- Exercise directions:
Examine the entries and show every line in which the word "this" is found.

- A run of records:
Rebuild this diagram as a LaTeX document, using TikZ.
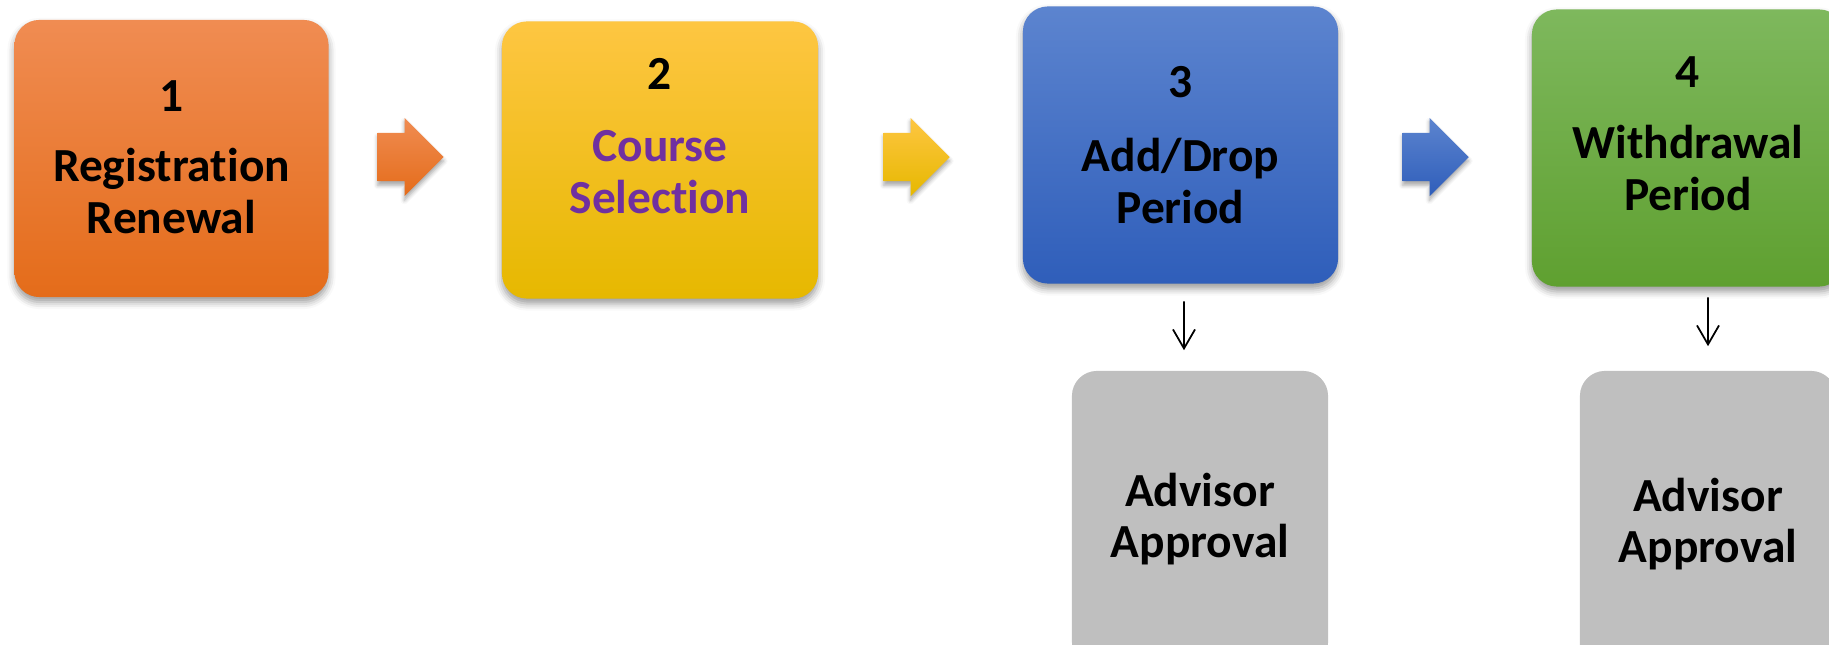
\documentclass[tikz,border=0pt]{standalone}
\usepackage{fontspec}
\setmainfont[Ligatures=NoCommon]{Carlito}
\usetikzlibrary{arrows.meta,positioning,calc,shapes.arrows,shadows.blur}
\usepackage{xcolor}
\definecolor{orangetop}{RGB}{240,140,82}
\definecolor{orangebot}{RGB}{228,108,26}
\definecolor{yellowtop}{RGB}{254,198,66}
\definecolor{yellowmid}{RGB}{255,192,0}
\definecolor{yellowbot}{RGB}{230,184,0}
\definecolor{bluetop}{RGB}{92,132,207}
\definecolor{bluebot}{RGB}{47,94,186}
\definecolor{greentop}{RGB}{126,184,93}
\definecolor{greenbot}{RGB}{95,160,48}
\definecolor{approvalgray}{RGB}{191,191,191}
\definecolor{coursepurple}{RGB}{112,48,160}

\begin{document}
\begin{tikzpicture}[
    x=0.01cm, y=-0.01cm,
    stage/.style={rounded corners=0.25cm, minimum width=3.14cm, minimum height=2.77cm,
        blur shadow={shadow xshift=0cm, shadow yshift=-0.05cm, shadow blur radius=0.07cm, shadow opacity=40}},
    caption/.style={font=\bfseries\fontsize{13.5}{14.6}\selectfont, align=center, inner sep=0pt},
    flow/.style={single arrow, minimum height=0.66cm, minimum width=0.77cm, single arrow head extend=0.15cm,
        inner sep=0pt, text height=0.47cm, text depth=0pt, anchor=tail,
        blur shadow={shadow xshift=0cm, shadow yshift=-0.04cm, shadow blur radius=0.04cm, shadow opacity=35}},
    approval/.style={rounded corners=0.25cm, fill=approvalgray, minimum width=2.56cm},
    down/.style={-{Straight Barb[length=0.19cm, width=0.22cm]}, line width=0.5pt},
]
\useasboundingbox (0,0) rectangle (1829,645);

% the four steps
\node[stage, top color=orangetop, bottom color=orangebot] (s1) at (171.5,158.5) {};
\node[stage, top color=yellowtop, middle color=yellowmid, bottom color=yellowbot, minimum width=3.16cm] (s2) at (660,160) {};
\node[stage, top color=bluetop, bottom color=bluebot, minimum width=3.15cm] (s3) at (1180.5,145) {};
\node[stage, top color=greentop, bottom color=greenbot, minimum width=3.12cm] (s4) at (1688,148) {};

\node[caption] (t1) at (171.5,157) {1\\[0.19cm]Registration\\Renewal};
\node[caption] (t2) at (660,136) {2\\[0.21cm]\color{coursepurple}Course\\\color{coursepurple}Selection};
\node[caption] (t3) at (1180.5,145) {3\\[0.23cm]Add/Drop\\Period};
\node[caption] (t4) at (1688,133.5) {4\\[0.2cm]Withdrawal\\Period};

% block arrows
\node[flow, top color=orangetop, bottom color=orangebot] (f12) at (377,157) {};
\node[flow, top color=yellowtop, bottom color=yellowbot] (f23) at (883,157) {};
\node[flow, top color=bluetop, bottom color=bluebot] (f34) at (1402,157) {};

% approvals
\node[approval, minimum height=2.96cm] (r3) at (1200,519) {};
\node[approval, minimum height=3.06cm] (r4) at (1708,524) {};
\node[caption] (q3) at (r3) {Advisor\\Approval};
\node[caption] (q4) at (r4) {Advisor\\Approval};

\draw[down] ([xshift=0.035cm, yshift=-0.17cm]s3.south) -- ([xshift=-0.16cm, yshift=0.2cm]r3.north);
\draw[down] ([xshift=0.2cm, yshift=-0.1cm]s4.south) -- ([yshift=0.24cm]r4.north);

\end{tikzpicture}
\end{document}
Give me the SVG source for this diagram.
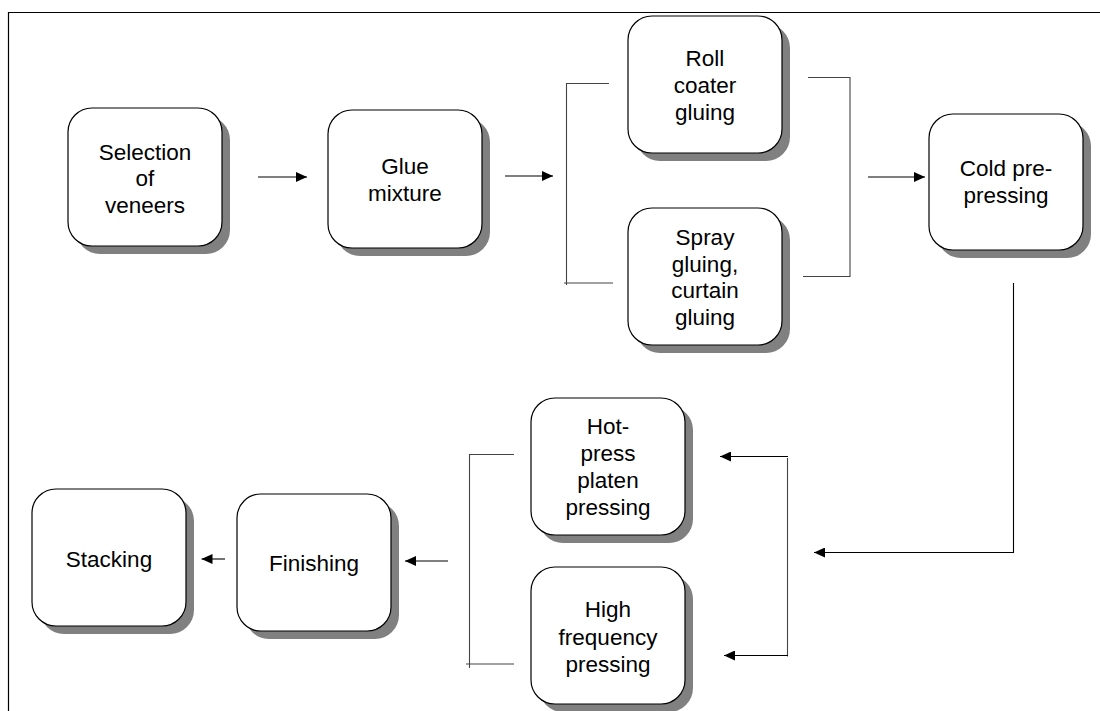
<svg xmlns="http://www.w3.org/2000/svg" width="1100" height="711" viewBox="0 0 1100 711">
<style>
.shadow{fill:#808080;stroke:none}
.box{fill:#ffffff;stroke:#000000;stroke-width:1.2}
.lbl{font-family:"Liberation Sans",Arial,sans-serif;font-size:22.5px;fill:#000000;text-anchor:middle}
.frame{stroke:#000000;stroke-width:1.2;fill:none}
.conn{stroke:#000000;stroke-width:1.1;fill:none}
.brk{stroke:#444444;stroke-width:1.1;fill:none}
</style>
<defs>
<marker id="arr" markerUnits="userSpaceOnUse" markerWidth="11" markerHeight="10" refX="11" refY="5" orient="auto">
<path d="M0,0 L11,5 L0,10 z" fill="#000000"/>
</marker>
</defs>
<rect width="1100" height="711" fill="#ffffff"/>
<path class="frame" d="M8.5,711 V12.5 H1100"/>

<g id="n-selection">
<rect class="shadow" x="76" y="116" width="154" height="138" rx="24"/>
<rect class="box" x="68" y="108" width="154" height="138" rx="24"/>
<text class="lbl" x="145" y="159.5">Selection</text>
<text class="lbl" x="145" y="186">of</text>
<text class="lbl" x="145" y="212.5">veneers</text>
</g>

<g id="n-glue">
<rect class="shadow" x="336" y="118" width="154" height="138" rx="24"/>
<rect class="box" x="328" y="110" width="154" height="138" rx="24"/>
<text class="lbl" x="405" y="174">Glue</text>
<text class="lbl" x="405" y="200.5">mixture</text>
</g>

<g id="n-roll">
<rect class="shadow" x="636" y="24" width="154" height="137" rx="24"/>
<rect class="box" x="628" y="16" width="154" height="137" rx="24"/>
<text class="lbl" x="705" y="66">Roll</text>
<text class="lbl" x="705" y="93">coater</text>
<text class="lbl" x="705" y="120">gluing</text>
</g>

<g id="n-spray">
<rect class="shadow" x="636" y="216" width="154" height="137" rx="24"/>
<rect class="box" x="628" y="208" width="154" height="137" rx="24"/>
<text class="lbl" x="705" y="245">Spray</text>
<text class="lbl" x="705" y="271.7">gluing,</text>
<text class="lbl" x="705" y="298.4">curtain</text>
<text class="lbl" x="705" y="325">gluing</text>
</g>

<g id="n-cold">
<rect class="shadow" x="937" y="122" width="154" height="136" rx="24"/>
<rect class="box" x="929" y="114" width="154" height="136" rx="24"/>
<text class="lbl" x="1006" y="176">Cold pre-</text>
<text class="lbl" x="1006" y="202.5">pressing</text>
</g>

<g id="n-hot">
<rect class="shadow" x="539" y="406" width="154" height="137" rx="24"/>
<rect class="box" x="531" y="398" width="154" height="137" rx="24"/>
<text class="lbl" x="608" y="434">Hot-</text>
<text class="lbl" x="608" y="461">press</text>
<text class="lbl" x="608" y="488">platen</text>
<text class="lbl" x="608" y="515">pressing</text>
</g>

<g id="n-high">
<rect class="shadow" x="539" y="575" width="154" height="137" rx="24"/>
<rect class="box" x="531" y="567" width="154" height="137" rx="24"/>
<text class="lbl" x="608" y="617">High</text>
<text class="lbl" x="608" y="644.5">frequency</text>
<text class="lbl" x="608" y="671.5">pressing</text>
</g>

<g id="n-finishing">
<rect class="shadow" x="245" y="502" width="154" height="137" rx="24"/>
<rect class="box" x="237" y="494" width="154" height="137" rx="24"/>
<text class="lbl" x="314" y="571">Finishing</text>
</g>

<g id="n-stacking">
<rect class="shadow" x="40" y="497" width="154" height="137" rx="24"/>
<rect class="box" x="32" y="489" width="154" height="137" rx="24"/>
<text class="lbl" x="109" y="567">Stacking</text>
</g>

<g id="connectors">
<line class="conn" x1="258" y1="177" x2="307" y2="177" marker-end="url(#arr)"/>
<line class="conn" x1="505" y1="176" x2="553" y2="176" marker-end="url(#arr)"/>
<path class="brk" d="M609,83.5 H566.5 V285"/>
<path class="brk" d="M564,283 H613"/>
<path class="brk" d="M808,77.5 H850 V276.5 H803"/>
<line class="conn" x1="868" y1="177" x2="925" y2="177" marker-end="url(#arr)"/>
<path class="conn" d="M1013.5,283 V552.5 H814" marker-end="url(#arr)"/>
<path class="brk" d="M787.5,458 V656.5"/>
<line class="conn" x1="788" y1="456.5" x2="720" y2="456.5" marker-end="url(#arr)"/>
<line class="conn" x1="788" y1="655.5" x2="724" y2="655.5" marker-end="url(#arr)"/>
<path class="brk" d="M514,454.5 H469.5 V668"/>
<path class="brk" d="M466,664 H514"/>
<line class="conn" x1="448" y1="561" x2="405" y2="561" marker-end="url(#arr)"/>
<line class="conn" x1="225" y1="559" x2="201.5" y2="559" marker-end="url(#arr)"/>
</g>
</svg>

- Reply:
Rebuild this diagram as a LaTeX document, using TikZ.
Give me the SVG source for this diagram.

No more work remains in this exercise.